AGREEMENT
BETWEEN
AMERICAN INTERNATIONAL GROUP, INC.
AND
ANCHOR NATIONAL LIFE INSURANCE COMPANY
This Agreement, made and entered into as of January 4, 1999, by and between
American International Group, Inc., a Delaware corporation ("AIG"), and Anchor
National Life Insurance Company, an Arizona corporation ("Subsidiary").
WITNESSETH:
WHEREAS, AIG is the ultimate beneficial owner of 100% of the outstanding
common stock of Subsidiary;
WHEREAS, Subsidiary has issued and intends to issue life insurance
policies, including annuities, ("policies") to third parties; and
WHEREAS, AIG and Subsidiary desire to take certain actions to enhance and
maintain the financial condition of Subsidiary as hereinafter set forth in
order to enable Subsidiary to issue such policies:
NOW THEREFORE, in consideration of the mutual promises herein contained,
the parties hereto agree as follows:
1. Stock Ownership. During the term of this Agreement, AIG will be the
ultimate beneficial owner of all of the capital stock of Subsidiary now or
hereafter issued and outstanding and AIG agrees that it will not pledge, assign
or otherwise encumber such capital stock.

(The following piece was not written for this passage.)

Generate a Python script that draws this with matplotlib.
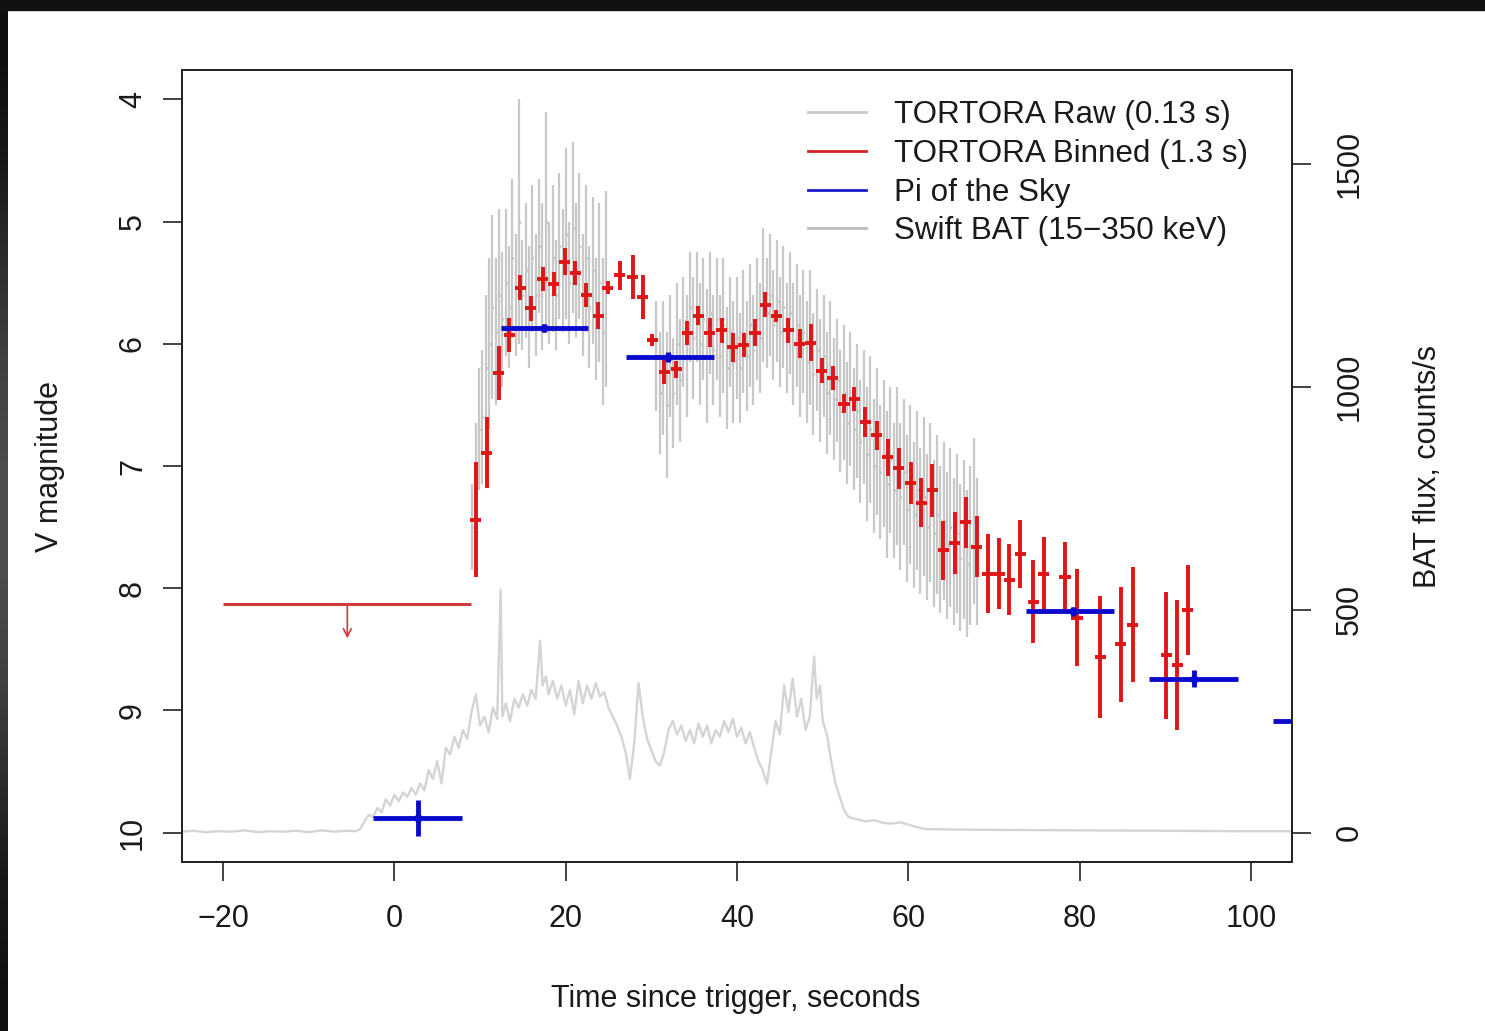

2. Net Worth. AIG agrees that it shall cause Subsidiary to have at all
times during the term of this Agreement a policyholders' surplus of not less
than one million dollars ($1,000,000) or such greater amount as shall be
sufficient to enable Subsidiary to perform the obligations under any policy
issued by Subsidiary.
3. Liquidity Provision. If, during the term of this Agreement, Subsidiary
needs funds not otherwise available to it to make timely payment of its
obligations under the policies or otherwise, AIG shall provide, at the request
of Subsidiary, such funds in cash, either as equity or as a loan at AIG's
option, on a timely basis. If such funds are advanced to Subsidiary as a loan,
such loan shall be on such terms and conditions, including maturity and rate of
interest, as AIG and Subsidiary shall agree.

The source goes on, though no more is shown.